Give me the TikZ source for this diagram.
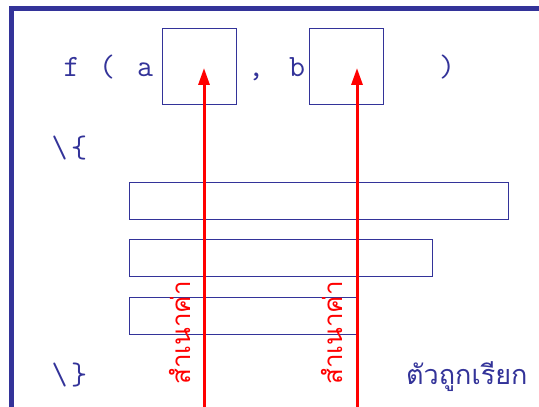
\documentclass[tikz,border=0pt]{standalone}
\usepackage{fontspec}
\usetikzlibrary{arrows.meta,calc}
\newfontfamily\thaifont[Script=Thai]{Loma}
\definecolor{slideblue}{HTML}{333399}

\begin{document}
\begin{tikzpicture}[x=1pt,y=1pt,
    codetext/.style={inner sep=0pt,anchor=base,text=slideblue,font=\ttfamily\fontsize{31}{34}\selectfont},
    parambox/.style={draw=slideblue,line width=1pt,inner sep=0pt,minimum width=74pt,minimum height=76pt},
    stmtbox/.style={draw=slideblue,line width=1pt,inner sep=0pt,minimum height=37pt,anchor=north west},
    copyarrow/.style={red,line width=3pt,-{Triangle[length=17pt,width=11pt]}},
    copytext/.style={inner sep=0pt,rotate=90,text=red,font=\thaifont\fontsize{26}{30}\selectfont}]
        \useasboundingbox (0,0) rectangle (539,407);
        % slide frame
        \draw[slideblue,line width=5pt] (11.5,0) |- (539,398);

        % function call and body
        \node[codetext] (fname) at (71.5,330) {f};
        \node[codetext] (lpar) at (107,330) {(};
        \node[codetext] (arga) at (145,330) {a};
        \node[codetext] (comma) at (256,330) {,};
        \node[codetext] (argb) at (297,330) {b};
        \node[codetext] (rpar) at (447,330) {)};
        \node[codetext] (bsopen) at (59.5,249) {\textbackslash};
        \node[codetext] (open) at (79,249) {\{};
        \node[codetext] (bsclose) at (59.5,22) {\textbackslash};
        \node[codetext] (close) at (79,22) {\}};

        \node[parambox] (pa) at (199,340) {};
        \node[parambox] (pb) at (346.5,340) {};

        \node[stmtbox,minimum width=379pt] (s1) at (129,225) {};
        \node[stmtbox,minimum width=303pt] (s2) at (129,168) {};
        \node[stmtbox,minimum width=227pt] (s3) at (129,110) {};

        % copied values
        \coordinate (ca) at (204,0);
        \coordinate (cb) at (357,0);
        \coordinate (ta) at (204,339);
        \coordinate (tb) at (357,339);
        \draw[copyarrow] (ca) -- (ta);
        \draw[copyarrow] (cb) -- (tb);
        \node[copytext] (la) at (180,74) {สำเนาค่า};
        \node[copytext] (lb) at (332,74) {สำเนาค่า};

        \node[inner sep=0pt,anchor=base west,text=slideblue,font=\thaifont\fontsize{27}{31}\selectfont] (callee) at (406,22) {ตัวถูกเรียก};
      \end{tikzpicture}
\end{document}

•••

## Brief
Repeat the listing above exactly, with no pictures.

## Task solution
Give me the TikZ source for this diagram.
\documentclass[tikz,border=0pt]{standalone}
\usepackage{fontspec}
\usetikzlibrary{arrows.meta,calc}
\newfontfamily\thaifont[Script=Thai]{Loma}
\definecolor{slideblue}{HTML}{333399}

\begin{document}
\begin{tikzpicture}[x=1pt,y=1pt,
    codetext/.style={inner sep=0pt,anchor=base,text=slideblue,font=\ttfamily\fontsize{31}{34}\selectfont},
    parambox/.style={draw=slideblue,line width=1pt,inner sep=0pt,minimum width=74pt,minimum height=76pt},
    stmtbox/.style={draw=slideblue,line width=1pt,inner sep=0pt,minimum height=37pt,anchor=north west},
    copyarrow/.style={red,line width=3pt,-{Triangle[length=17pt,width=11pt]}},
    copytext/.style={inner sep=0pt,rotate=90,text=red,font=\thaifont\fontsize{26}{30}\selectfont}]
        \useasboundingbox (0,0) rectangle (539,407);
        % slide frame
        \draw[slideblue,line width=5pt] (11.5,0) |- (539,398);

        % function call and body
        \node[codetext] (fname) at (71.5,330) {f};
        \node[codetext] (lpar) at (107,330) {(};
        \node[codetext] (arga) at (145,330) {a};
        \node[codetext] (comma) at (256,330) {,};
        \node[codetext] (argb) at (297,330) {b};
        \node[codetext] (rpar) at (447,330) {)};
        \node[codetext] (bsopen) at (59.5,249) {\textbackslash};
        \node[codetext] (open) at (79,249) {\{};
        \node[codetext] (bsclose) at (59.5,22) {\textbackslash};
        \node[codetext] (close) at (79,22) {\}};

        \node[parambox] (pa) at (199,340) {};
        \node[parambox] (pb) at (346.5,340) {};

        \node[stmtbox,minimum width=379pt] (s1) at (129,225) {};
        \node[stmtbox,minimum width=303pt] (s2) at (129,168) {};
        \node[stmtbox,minimum width=227pt] (s3) at (129,110) {};

        % copied values
        \coordinate (ca) at (204,0);
        \coordinate (cb) at (357,0);
        \coordinate (ta) at (204,339);
        \coordinate (tb) at (357,339);
        \draw[copyarrow] (ca) -- (ta);
        \draw[copyarrow] (cb) -- (tb);
        \node[copytext] (la) at (180,74) {สำเนาค่า};
        \node[copytext] (lb) at (332,74) {สำเนาค่า};

        \node[inner sep=0pt,anchor=base west,text=slideblue,font=\thaifont\fontsize{27}{31}\selectfont] (callee) at (406,22) {ตัวถูกเรียก};
      \end{tikzpicture}
\end{document}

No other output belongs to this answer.